Print, word for word, every line from the beginning of the listing up to and including the line with "90.5, 98.1, 100]". Pictures are to be excluded.

- DATA TO USE -
>>>>>

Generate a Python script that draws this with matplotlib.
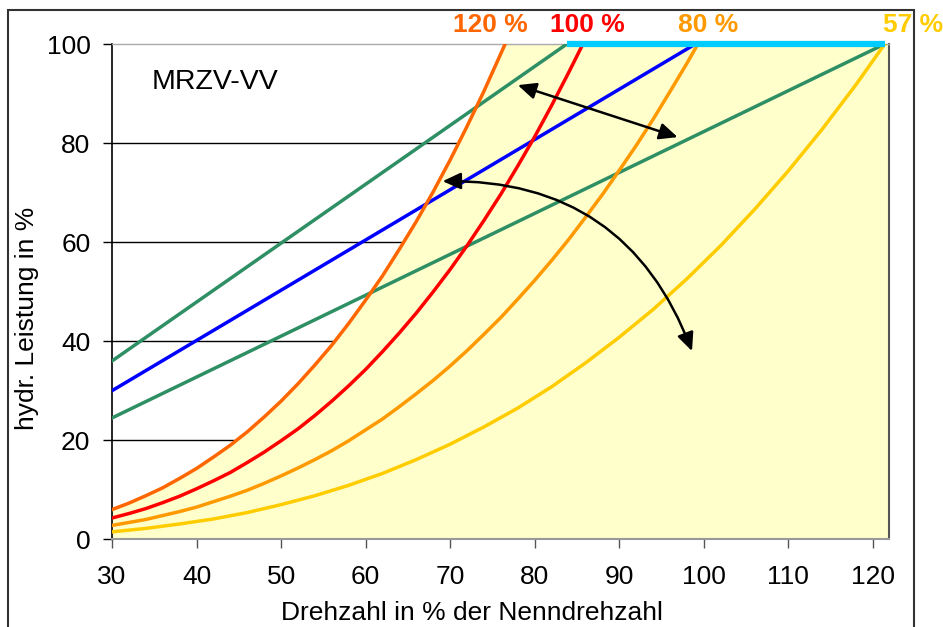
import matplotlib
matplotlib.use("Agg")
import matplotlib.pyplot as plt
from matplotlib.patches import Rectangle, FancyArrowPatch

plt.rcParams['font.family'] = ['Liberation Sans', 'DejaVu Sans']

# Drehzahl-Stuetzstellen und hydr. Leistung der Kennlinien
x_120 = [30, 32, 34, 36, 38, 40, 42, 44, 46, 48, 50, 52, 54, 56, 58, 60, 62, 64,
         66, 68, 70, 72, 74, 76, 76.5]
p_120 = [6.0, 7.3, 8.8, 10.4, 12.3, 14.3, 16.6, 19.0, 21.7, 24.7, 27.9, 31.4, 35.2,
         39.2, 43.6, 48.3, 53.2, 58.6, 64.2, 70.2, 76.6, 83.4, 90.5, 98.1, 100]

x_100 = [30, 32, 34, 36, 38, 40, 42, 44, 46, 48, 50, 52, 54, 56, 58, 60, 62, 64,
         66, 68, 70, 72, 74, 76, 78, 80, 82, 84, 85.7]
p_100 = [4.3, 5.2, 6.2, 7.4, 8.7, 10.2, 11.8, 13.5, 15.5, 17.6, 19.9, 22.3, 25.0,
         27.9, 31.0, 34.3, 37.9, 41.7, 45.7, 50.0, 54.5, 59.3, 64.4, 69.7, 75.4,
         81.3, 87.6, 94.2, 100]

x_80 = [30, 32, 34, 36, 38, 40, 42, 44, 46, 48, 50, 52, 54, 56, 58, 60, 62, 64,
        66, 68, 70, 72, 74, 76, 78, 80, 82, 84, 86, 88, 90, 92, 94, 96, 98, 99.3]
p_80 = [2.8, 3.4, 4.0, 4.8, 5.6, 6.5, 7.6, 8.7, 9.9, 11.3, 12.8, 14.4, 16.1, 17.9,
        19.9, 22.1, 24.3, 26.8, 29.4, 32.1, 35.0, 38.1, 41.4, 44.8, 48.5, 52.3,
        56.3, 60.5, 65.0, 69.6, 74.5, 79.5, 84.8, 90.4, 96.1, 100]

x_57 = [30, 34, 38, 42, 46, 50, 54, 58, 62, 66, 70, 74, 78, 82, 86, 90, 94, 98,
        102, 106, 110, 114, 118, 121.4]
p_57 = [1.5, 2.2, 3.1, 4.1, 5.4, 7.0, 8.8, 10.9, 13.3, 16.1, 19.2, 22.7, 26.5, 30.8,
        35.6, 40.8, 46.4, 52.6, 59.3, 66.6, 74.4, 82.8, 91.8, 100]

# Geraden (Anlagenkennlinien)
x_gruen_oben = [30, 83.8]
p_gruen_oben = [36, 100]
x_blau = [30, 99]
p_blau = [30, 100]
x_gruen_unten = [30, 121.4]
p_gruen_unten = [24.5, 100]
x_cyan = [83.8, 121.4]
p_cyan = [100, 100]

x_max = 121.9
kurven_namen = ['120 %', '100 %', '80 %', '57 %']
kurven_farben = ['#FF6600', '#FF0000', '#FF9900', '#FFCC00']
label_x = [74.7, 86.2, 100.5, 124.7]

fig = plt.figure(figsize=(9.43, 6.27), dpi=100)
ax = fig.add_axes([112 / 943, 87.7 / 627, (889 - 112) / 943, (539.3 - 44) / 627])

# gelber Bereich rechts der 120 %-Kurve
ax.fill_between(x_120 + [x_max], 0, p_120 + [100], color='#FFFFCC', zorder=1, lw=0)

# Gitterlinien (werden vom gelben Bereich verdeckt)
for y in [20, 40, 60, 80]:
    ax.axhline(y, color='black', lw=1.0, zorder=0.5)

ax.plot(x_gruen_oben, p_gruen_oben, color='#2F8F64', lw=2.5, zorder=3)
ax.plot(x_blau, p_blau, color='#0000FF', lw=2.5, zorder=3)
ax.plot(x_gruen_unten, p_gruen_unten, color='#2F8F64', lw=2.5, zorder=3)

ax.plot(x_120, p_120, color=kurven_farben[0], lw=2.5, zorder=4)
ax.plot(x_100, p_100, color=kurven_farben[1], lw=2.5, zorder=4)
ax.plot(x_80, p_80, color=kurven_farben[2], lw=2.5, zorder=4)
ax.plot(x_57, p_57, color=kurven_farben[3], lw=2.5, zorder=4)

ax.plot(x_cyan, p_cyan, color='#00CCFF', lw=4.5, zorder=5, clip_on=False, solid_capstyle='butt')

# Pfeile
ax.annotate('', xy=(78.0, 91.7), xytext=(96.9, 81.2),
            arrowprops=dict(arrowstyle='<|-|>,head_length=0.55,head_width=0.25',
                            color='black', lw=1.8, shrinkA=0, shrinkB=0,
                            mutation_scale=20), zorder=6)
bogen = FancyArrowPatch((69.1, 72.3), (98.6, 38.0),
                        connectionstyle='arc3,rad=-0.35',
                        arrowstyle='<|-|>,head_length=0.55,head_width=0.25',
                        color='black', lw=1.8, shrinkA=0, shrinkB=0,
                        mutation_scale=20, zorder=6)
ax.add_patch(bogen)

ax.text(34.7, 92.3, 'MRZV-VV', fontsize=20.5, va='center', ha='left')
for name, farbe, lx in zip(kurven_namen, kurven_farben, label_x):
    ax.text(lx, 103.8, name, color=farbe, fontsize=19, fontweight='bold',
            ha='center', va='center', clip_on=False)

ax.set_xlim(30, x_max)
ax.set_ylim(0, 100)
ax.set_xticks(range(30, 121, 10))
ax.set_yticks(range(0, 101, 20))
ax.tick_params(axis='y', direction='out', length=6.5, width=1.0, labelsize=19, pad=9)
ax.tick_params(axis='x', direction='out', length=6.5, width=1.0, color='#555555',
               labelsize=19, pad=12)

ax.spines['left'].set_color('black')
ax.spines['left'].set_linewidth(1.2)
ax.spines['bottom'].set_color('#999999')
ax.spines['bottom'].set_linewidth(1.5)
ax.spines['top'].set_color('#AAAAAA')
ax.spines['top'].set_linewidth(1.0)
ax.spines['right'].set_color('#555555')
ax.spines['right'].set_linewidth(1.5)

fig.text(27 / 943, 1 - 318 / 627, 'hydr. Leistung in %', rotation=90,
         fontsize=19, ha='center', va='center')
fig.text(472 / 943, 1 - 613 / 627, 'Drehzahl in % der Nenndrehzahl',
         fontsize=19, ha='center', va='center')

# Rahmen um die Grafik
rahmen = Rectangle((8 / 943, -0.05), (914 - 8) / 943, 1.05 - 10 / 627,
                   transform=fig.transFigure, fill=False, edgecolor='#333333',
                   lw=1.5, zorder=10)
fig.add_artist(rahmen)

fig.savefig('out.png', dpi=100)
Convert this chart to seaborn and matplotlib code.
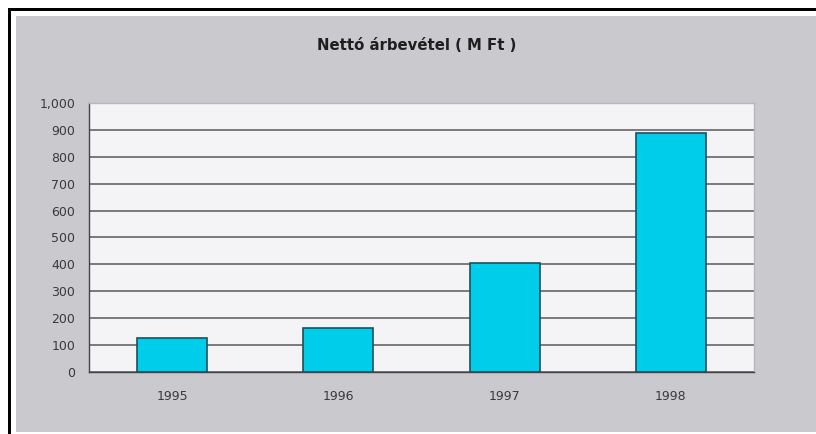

<<<<<

- OUTPUT OF THE TASK -
Generate a Python script that draws this with matplotlib.
import matplotlib
matplotlib.use("Agg")
import matplotlib.pyplot as plt
from matplotlib.patches import Rectangle, FancyArrowPatch

plt.rcParams['font.family'] = ['Liberation Sans', 'DejaVu Sans']

# Drehzahl-Stuetzstellen und hydr. Leistung der Kennlinien
x_120 = [30, 32, 34, 36, 38, 40, 42, 44, 46, 48, 50, 52, 54, 56, 58, 60, 62, 64,
         66, 68, 70, 72, 74, 76, 76.5]
p_120 = [6.0, 7.3, 8.8, 10.4, 12.3, 14.3, 16.6, 19.0, 21.7, 24.7, 27.9, 31.4, 35.2,
         39.2, 43.6, 48.3, 53.2, 58.6, 64.2, 70.2, 76.6, 83.4, 90.5, 98.1, 100]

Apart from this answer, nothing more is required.